I am working on parallelization of Conjugated Gradient matrix solver using OpenMP. A piece of my code is attached below:
- Code: Select all
# pragma omp parallel num_threads(NTt) default(none) private(j,k) shared(STA, COEFF, RLL, p_sparse_s, coef_a_sparse, res_sparse_s, normres_sparse, nx,ny, nz)
#pragma omp for reduction(+:normres_sparse)
for (i=1; i<=nx; i++) for (j=1; j<=ny; j++) for (k=1; k<=nz; k++)
p_sparse_s[i][j][k] = COEFF[i][j][k] * STA[i-1][j][k]
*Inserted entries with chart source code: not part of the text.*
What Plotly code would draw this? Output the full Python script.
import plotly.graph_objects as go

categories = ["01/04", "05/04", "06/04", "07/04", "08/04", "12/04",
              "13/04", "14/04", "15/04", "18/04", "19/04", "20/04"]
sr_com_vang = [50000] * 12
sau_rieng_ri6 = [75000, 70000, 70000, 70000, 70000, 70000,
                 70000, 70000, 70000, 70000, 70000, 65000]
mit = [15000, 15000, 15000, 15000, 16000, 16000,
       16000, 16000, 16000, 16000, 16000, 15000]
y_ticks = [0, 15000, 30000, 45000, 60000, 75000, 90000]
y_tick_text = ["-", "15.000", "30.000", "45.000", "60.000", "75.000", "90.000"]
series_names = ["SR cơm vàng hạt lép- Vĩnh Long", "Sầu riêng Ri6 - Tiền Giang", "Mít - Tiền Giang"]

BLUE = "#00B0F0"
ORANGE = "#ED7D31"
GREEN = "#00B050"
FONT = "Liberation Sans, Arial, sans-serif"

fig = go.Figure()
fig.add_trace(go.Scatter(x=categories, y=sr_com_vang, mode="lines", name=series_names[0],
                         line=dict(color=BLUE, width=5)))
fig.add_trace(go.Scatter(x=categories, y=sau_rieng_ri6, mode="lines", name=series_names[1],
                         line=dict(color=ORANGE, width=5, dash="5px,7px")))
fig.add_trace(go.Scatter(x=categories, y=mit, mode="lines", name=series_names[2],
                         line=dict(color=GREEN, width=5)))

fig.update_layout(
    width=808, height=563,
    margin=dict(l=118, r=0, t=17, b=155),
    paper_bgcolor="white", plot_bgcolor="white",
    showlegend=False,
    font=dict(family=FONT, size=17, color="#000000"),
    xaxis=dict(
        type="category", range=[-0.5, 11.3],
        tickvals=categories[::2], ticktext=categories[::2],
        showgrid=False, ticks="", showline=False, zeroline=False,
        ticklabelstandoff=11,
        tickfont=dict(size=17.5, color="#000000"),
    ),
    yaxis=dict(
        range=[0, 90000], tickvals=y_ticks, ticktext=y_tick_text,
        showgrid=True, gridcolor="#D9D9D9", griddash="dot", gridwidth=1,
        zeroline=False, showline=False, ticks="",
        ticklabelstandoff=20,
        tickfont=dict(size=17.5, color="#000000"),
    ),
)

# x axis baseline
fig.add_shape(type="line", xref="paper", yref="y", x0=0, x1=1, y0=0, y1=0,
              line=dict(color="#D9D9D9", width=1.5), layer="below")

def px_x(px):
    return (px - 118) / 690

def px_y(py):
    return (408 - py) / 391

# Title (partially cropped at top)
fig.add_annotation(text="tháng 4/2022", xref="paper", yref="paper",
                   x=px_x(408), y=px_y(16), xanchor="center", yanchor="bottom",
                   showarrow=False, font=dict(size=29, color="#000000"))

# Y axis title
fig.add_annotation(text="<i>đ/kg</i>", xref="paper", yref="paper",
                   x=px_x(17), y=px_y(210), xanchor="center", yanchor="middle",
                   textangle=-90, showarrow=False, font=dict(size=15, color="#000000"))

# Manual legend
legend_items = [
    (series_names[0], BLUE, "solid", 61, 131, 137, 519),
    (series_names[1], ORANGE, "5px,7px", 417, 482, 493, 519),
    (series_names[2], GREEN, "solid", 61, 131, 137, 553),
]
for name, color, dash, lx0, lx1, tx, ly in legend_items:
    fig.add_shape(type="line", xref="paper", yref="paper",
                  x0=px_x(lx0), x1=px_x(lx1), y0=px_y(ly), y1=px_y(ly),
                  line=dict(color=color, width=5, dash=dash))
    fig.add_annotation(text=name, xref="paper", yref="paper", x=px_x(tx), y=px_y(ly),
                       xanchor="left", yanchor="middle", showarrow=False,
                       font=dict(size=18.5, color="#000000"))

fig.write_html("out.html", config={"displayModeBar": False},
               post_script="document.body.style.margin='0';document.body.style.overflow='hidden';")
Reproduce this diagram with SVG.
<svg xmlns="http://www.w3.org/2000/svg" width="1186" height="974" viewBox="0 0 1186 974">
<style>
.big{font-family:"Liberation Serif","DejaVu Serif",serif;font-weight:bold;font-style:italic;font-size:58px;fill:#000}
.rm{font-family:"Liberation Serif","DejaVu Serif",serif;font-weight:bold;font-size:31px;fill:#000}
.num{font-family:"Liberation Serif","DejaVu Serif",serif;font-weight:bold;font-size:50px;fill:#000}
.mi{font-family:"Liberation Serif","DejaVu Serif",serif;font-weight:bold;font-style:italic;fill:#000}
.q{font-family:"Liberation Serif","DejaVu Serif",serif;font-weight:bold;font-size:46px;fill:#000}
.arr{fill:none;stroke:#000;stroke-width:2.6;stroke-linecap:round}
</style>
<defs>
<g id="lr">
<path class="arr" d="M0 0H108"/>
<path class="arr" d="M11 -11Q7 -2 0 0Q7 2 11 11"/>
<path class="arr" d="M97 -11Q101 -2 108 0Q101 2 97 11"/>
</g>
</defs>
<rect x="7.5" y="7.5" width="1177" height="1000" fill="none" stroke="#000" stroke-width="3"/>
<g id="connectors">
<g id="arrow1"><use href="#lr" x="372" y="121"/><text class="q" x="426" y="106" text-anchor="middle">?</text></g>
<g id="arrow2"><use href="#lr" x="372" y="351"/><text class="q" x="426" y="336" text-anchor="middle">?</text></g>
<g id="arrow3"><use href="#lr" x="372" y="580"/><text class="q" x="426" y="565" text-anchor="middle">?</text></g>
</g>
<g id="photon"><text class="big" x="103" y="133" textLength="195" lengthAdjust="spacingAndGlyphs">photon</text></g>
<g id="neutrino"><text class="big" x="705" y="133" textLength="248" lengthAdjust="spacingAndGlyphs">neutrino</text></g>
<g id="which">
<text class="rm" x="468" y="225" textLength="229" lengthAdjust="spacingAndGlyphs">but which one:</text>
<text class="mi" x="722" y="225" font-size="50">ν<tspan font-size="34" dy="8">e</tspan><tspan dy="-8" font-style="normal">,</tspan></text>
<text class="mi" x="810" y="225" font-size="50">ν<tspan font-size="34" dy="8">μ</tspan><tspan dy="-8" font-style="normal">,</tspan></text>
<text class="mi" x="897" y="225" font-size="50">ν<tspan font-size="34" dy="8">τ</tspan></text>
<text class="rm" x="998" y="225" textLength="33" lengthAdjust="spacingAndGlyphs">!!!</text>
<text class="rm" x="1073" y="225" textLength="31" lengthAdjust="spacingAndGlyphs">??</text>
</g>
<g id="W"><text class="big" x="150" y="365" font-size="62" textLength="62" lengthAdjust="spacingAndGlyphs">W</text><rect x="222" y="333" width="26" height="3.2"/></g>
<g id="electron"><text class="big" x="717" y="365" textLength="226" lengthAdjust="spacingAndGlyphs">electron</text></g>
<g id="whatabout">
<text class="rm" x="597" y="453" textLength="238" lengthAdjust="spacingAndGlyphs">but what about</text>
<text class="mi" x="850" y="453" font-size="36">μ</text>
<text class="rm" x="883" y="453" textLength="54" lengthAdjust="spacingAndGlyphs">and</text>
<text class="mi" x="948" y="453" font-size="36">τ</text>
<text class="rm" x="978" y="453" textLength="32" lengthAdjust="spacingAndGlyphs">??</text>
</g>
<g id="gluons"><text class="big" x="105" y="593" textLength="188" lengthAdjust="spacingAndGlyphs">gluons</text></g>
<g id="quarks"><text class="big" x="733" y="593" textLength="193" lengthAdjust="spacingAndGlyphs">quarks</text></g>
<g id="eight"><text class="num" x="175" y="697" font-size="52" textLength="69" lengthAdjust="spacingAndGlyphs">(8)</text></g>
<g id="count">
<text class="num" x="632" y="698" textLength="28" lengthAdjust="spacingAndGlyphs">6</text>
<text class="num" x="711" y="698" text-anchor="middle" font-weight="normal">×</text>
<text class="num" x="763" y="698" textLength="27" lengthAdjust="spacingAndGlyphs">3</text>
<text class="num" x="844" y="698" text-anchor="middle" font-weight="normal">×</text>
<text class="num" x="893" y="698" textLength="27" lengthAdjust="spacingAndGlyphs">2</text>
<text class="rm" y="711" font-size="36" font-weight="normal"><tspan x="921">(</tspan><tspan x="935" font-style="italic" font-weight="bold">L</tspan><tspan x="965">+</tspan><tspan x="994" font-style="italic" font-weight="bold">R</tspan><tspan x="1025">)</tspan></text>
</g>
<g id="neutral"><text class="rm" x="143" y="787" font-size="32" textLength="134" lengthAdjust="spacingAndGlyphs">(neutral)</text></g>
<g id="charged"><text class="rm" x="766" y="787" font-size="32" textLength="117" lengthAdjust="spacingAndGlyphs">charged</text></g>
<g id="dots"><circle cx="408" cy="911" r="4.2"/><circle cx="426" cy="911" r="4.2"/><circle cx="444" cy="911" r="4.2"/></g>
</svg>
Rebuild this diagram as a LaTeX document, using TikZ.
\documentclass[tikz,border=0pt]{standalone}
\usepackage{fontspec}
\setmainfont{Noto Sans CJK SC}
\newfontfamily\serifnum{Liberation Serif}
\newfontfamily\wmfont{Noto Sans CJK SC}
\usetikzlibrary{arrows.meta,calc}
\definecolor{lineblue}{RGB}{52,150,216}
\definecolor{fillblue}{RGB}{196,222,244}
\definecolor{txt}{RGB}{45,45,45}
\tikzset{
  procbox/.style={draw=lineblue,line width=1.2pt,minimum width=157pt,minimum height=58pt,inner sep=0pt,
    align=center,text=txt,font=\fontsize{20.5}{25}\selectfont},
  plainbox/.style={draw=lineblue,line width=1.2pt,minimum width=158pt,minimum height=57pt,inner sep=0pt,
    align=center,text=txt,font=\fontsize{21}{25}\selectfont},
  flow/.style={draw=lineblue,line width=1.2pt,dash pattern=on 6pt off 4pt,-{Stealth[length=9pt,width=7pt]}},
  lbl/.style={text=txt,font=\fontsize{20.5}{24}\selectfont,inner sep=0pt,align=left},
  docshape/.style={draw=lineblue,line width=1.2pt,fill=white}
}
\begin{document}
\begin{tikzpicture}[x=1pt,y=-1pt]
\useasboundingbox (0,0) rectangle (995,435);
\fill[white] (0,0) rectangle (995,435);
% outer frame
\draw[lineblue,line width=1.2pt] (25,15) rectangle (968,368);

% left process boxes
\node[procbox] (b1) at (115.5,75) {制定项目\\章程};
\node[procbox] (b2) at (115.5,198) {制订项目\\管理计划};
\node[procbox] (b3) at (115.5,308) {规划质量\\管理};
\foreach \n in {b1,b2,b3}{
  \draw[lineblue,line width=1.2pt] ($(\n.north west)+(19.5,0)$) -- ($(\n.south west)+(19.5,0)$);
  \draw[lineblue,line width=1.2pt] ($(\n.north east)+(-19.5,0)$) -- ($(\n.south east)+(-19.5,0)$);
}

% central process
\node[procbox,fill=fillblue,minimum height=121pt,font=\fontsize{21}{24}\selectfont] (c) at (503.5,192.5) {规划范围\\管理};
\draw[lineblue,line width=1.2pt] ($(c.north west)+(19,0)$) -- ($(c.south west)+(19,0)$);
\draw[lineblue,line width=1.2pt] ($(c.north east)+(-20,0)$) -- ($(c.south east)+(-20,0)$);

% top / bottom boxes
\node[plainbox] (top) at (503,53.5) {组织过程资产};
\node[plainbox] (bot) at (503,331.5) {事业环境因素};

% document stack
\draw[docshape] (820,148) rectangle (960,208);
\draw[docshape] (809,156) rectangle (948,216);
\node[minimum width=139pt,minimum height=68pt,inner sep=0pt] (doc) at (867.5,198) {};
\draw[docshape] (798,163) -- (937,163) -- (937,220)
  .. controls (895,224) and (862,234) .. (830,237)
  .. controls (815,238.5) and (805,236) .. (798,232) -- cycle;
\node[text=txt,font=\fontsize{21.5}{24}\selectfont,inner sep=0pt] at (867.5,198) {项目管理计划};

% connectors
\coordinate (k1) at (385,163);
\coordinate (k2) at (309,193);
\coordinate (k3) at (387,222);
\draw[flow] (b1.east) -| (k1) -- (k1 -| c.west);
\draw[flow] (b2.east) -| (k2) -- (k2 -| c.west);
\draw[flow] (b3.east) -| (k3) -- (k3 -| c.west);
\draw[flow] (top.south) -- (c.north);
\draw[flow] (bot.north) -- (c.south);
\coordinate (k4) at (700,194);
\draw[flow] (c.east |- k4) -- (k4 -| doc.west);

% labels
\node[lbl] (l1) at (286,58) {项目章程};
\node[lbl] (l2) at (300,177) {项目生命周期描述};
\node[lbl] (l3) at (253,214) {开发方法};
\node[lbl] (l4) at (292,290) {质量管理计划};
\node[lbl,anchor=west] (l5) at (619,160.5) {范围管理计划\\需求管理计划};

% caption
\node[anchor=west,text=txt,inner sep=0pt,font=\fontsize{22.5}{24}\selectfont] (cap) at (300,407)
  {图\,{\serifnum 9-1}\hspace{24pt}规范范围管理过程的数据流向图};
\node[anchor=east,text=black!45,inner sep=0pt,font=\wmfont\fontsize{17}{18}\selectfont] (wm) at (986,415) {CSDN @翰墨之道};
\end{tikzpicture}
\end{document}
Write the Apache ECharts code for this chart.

+COEFF[i][j][k] * STA[i][j-1][k]
+ COEFF[i][j][k] * STA[i][j][k-1]
+ COEFF[i][j][k] * STA[i][j][k]
+ COEFF[i][j][k] * STA[i][j][k+1]
+ COEFF[i][j][k] * STA[i][j+1][k]
+ COEFF[i][j][k] * STA[i+1][j][k];
res_sparse_s[i][j][k] = RLL[i][j][k] + coef_a_sparse * p_sparse_s[i][j][k];
normres_sparse += (res_sparse_s[i][j][k] * res_sparse_s[i][j][k])/ (nx*ny*nz);
Please note that here I had defined 3-D matrix of 200 X 200 X 200 size, i.e. nx= ny = nz = 200;
I am using GCC compiler in intel i7 quad code processor and without using any optimization flag I am getting around 95 % efficiency in 4 processors.
i.e. run time for serial code = 4 h, run time parallel code = 1 h 3 min. (in 4 processor)
But when I use –O3 flag, serial code starts taking 2 h 30 min and for parallel code it is around 55 min.
Though I am getting fast results, but efficiency decreases
So my questions are:
(1) For benchmarking should one use any optimizer flag ? If the Ans. is YES, What optimizer flag should I use for OpenMP ?
(2) I heard about the term “false sharing”, but don’t know much about it. Is this the problem with false sharing. As I need to share vary large number of arrays.
Any suggestion/ resolution will be highly appreciated.